The Downtown Seattle Association recently estimated that there are over 2,700 hotel rooms now under construction downtown, and an equal number are being planned. DSA says the downtown hotel occupancy rate is 92 percent, compared to a national average of 70 percent. Kidder Mathews, in its second-quarter and December reports, said that downtown and South Lake Union are the strongest local hotel submarkets. For Seattle as a whole, however, KM did warn, “The current wave of hotel development in and near Seattle is about to crest. After several years of very strong performance, particularly in urban markets, we expect that the coming increase in supply will outpace growth in demand.”


Privately-held Stanford owns and operates its hotels, most of which carry well-known brands like Hilton, Marriott and Sheraton. It also uses the Altitude brand — listed on early design materials for 1903 Fifth — for its lounges and restaurants in San Diego and Honolulu, both of them atop Hilton-flagged hotels.

Stanford was founded in 1985 by Lawrence Lui, who also runs Cresleigh Homes, an active homebuilder in California and Arizona. Lui is a son of Hong Kong billionaire Lui Che-woo, whose holdings include Galaxy Entertainment (a major casino and hotel developer in Macau), K. Wah Group (a large property and resort developer and builder, among other interests) and Stanford Hotels International.

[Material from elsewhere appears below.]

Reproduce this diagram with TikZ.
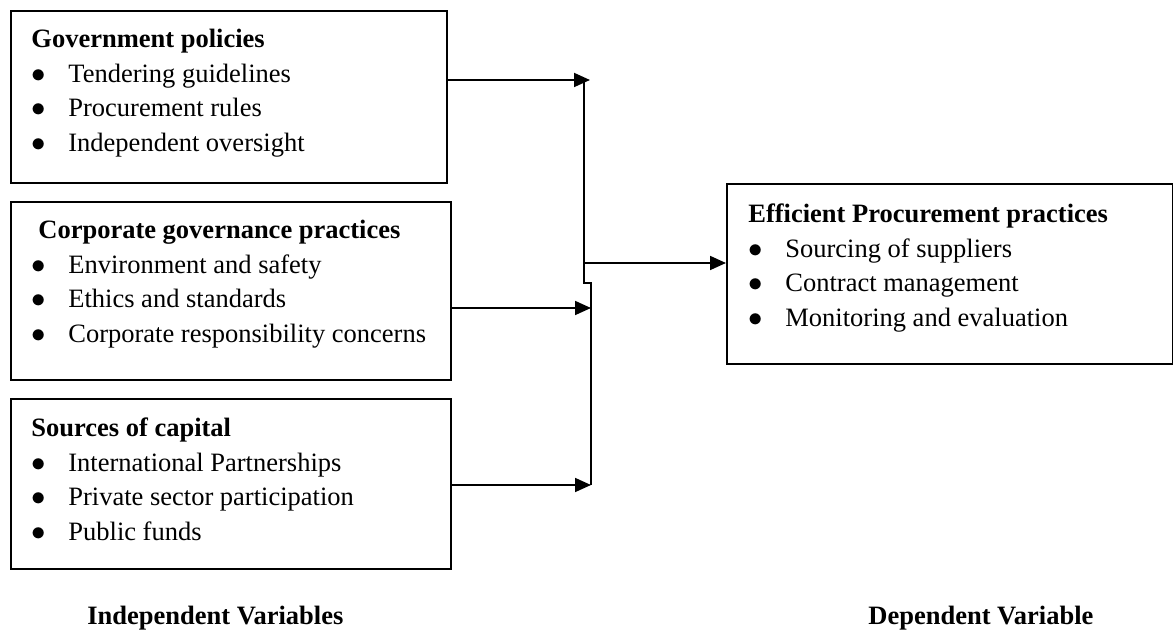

Meanwhile, Stanford is also developing the 15-story, 283-room Marriott SLU at 300 Terry Ave. N. That project, Stanford's first investment in Seattle, has a MUP. Demolition and construction permits were issued, but construction has not yet begun. Stanford says it will act as its own general contractor. Jensen|Fey Architects designed the project.

In 2012, Stanford paid $6.35 million for the 13,560-square-foot corner property, which is right next to the Brave Horse Tavern and surrounded by Amazon office buildings.